Transcribe the full listing exactly, and drop every picture.

───

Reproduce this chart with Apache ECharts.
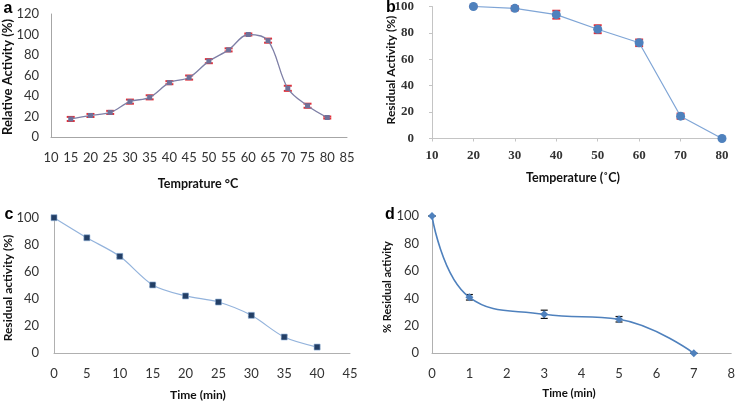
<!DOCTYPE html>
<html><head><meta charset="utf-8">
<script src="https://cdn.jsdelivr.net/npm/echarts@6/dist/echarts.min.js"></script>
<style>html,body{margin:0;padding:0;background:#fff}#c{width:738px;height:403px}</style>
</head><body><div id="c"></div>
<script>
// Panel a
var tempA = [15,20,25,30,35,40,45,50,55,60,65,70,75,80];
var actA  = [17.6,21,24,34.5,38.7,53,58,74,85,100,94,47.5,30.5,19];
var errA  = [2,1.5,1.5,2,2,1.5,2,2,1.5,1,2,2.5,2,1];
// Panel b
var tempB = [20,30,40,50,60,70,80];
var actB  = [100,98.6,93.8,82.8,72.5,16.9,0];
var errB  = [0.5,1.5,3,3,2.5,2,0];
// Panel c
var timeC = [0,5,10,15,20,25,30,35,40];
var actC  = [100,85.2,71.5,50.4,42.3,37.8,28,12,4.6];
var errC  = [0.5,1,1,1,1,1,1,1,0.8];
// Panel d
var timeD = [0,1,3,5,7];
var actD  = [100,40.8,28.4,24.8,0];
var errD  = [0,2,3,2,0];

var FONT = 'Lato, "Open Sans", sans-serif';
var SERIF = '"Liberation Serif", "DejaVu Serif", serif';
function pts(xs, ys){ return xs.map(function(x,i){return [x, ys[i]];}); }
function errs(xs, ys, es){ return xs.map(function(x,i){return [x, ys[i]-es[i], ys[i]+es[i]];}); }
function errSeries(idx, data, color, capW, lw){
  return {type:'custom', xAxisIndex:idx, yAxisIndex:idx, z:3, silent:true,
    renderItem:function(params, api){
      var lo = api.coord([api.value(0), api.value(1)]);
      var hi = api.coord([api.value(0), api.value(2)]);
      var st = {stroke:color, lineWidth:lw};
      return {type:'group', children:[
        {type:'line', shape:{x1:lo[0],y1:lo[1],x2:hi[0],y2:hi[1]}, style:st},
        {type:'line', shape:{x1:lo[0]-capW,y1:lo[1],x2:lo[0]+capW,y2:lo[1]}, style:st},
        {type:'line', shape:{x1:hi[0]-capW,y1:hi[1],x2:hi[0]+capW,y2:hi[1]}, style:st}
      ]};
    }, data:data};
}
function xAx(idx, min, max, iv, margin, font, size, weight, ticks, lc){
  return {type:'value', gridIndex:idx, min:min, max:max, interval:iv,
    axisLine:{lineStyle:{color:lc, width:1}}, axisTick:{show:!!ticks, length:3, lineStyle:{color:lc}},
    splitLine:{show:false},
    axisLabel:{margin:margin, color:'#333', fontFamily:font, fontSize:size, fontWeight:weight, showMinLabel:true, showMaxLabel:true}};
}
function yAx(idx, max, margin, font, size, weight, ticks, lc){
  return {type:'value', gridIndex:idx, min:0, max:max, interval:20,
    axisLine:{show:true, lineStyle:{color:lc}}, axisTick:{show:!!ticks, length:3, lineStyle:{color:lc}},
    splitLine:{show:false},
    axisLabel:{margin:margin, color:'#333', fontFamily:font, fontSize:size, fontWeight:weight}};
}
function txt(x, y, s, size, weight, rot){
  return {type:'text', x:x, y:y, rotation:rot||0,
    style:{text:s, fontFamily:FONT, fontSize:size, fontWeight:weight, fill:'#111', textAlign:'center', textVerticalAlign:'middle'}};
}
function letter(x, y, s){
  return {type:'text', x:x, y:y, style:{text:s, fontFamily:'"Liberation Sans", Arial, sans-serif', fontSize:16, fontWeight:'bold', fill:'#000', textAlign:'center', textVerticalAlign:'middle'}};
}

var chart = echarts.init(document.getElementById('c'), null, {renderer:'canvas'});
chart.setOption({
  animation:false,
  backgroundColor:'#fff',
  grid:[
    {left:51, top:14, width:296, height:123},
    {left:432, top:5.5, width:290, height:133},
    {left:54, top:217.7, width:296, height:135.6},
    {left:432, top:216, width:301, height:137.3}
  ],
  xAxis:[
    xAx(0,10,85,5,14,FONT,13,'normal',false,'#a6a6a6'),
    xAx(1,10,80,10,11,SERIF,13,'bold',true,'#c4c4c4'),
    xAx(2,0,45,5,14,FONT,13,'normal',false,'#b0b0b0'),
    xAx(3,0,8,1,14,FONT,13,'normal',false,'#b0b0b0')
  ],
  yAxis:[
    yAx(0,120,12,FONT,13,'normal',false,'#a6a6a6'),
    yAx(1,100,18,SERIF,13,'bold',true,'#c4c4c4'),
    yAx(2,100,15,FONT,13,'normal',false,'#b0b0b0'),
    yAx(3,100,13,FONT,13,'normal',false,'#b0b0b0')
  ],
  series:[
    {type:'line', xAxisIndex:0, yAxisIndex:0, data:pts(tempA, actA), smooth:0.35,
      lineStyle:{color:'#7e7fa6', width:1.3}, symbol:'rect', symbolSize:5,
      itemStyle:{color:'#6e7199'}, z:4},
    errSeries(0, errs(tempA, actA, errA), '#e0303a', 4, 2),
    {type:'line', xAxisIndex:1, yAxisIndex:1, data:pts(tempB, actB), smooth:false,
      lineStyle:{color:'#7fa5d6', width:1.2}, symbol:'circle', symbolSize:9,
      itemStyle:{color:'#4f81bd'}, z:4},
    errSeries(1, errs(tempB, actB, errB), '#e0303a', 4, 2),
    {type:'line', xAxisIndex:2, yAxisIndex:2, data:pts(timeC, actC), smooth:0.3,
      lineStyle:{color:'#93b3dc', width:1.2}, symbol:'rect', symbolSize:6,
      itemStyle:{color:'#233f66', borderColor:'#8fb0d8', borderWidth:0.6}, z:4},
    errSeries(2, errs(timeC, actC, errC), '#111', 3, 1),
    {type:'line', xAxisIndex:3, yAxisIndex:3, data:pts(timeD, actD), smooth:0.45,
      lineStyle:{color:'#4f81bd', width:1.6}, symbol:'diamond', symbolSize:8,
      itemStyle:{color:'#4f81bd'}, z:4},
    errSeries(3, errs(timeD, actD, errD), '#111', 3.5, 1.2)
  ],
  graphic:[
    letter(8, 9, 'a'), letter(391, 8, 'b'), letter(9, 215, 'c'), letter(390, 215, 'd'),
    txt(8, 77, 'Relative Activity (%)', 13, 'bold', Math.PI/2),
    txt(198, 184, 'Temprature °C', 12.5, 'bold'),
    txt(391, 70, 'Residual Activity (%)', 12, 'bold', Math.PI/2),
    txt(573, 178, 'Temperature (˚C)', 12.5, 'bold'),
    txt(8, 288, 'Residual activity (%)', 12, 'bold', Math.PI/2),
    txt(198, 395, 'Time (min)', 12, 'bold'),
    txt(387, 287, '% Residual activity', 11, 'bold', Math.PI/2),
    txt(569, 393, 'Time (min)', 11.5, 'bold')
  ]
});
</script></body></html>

───

Output for this task ->
Reproduce this chart with Apache ECharts.
<!DOCTYPE html>
<html><head><meta charset="utf-8">
<script src="https://cdn.jsdelivr.net/npm/echarts@6/dist/echarts.min.js"></script>
<style>html,body{margin:0;padding:0;background:#fff}#c{width:738px;height:403px}</style>
</head><body><div id="c"></div>
<script>
// Panel a
var tempA = [15,20,25,30,35,40,45,50,55,60,65,70,75,80];
var actA  = [17.6,21,24,34.5,38.7,53,58,74,85,100,94,47.5,30.5,19];
var errA  = [2,1.5,1.5,2,2,1.5,2,2,1.5,1,2,2.5,2,1];
// Panel b
var tempB = [20,30,40,50,60,70,80];
var actB  = [100,98.6,93.8,82.8,72.5,16.9,0];
var errB  = [0.5,1.5,3,3,2.5,2,0];
// Panel c
var timeC = [0,5,10,15,20,25,30,35,40];
var actC  = [100,85.2,71.5,50.4,42.3,37.8,28,12,4.6];
var errC  = [0.5,1,1,1,1,1,1,1,0.8];
// Panel d
var timeD = [0,1,3,5,7];
var actD  = [100,40.8,28.4,24.8,0];
var errD  = [0,2,3,2,0];

var FONT = 'Lato, "Open Sans", sans-serif';
var SERIF = '"Liberation Serif", "DejaVu Serif", serif';
function pts(xs, ys){ return xs.map(function(x,i){return [x, ys[i]];}); }
function errs(xs, ys, es){ return xs.map(function(x,i){return [x, ys[i]-es[i], ys[i]+es[i]];}); }
function errSeries(idx, data, color, capW, lw){
  return {type:'custom', xAxisIndex:idx, yAxisIndex:idx, z:3, silent:true,
    renderItem:function(params, api){
      var lo = api.coord([api.value(0), api.value(1)]);
      var hi = api.coord([api.value(0), api.value(2)]);
      var st = {stroke:color, lineWidth:lw};
      return {type:'group', children:[
        {type:'line', shape:{x1:lo[0],y1:lo[1],x2:hi[0],y2:hi[1]}, style:st},
        {type:'line', shape:{x1:lo[0]-capW,y1:lo[1],x2:lo[0]+capW,y2:lo[1]}, style:st},
        {type:'line', shape:{x1:hi[0]-capW,y1:hi[1],x2:hi[0]+capW,y2:hi[1]}, style:st}
      ]};
    }, data:data};
}
function xAx(idx, min, max, iv, margin, font, size, weight, ticks, lc){
  return {type:'value', gridIndex:idx, min:min, max:max, interval:iv,
    axisLine:{lineStyle:{color:lc, width:1}}, axisTick:{show:!!ticks, length:3, lineStyle:{color:lc}},
    splitLine:{show:false},
    axisLabel:{margin:margin, color:'#333', fontFamily:font, fontSize:size, fontWeight:weight, showMinLabel:true, showMaxLabel:true}};
}
function yAx(idx, max, margin, font, size, weight, ticks, lc){
  return {type:'value', gridIndex:idx, min:0, max:max, interval:20,
    axisLine:{show:true, lineStyle:{color:lc}}, axisTick:{show:!!ticks, length:3, lineStyle:{color:lc}},
    splitLine:{show:false},
    axisLabel:{margin:margin, color:'#333', fontFamily:font, fontSize:size, fontWeight:weight}};
}
function txt(x, y, s, size, weight, rot){
  return {type:'text', x:x, y:y, rotation:rot||0,
    style:{text:s, fontFamily:FONT, fontSize:size, fontWeight:weight, fill:'#111', textAlign:'center', textVerticalAlign:'middle'}};
}
function letter(x, y, s){
  return {type:'text', x:x, y:y, style:{text:s, fontFamily:'"Liberation Sans", Arial, sans-serif', fontSize:16, fontWeight:'bold', fill:'#000', textAlign:'center', textVerticalAlign:'middle'}};
}

var chart = echarts.init(document.getElementById('c'), null, {renderer:'canvas'});
chart.setOption({
  animation:false,
  backgroundColor:'#fff',
  grid:[
    {left:51, top:14, width:296, height:123},
    {left:432, top:5.5, width:290, height:133},
    {left:54, top:217.7, width:296, height:135.6},
    {left:432, top:216, width:301, height:137.3}
  ],
  xAxis:[
    xAx(0,10,85,5,14,FONT,13,'normal',false,'#a6a6a6'),
    xAx(1,10,80,10,11,SERIF,13,'bold',true,'#c4c4c4'),
    xAx(2,0,45,5,14,FONT,13,'normal',false,'#b0b0b0'),
    xAx(3,0,8,1,14,FONT,13,'normal',false,'#b0b0b0')
  ],
  yAxis:[
    yAx(0,120,12,FONT,13,'normal',false,'#a6a6a6'),
    yAx(1,100,18,SERIF,13,'bold',true,'#c4c4c4'),
    yAx(2,100,15,FONT,13,'normal',false,'#b0b0b0'),
    yAx(3,100,13,FONT,13,'normal',false,'#b0b0b0')
  ],
  series:[
    {type:'line', xAxisIndex:0, yAxisIndex:0, data:pts(tempA, actA), smooth:0.35,
      lineStyle:{color:'#7e7fa6', width:1.3}, symbol:'rect', symbolSize:5,
      itemStyle:{color:'#6e7199'}, z:4},
    errSeries(0, errs(tempA, actA, errA), '#e0303a', 4, 2),
    {type:'line', xAxisIndex:1, yAxisIndex:1, data:pts(tempB, actB), smooth:false,
      lineStyle:{color:'#7fa5d6', width:1.2}, symbol:'circle', symbolSize:9,
      itemStyle:{color:'#4f81bd'}, z:4},
    errSeries(1, errs(tempB, actB, errB), '#e0303a', 4, 2),
    {type:'line', xAxisIndex:2, yAxisIndex:2, data:pts(timeC, actC), smooth:0.3,
      lineStyle:{color:'#93b3dc', width:1.2}, symbol:'rect', symbolSize:6,
      itemStyle:{color:'#233f66', borderColor:'#8fb0d8', borderWidth:0.6}, z:4},
    errSeries(2, errs(timeC, actC, errC), '#111', 3, 1),
    {type:'line', xAxisIndex:3, yAxisIndex:3, data:pts(timeD, actD), smooth:0.45,
      lineStyle:{color:'#4f81bd', width:1.6}, symbol:'diamond', symbolSize:8,
      itemStyle:{color:'#4f81bd'}, z:4},
    errSeries(3, errs(timeD, actD, errD), '#111', 3.5, 1.2)
  ],
  graphic:[
    letter(8, 9, 'a'), letter(391, 8, 'b'), letter(9, 215, 'c'), letter(390, 215, 'd'),
    txt(8, 77, 'Relative Activity (%)', 13, 'bold', Math.PI/2),
    txt(198, 184, 'Temprature °C', 12.5, 'bold'),
    txt(391, 70, 'Residual Activity (%)', 12, 'bold', Math.PI/2),
    txt(573, 178, 'Temperature (˚C)', 12.5, 'bold'),
    txt(8, 288, 'Residual activity (%)', 12, 'bold', Math.PI/2),
    txt(198, 395, 'Time (min)', 12, 'bold'),
    txt(387, 287, '% Residual activity', 11, 'bold', Math.PI/2),
    txt(569, 393, 'Time (min)', 11.5, 'bold')
  ]
});
</script></body></html>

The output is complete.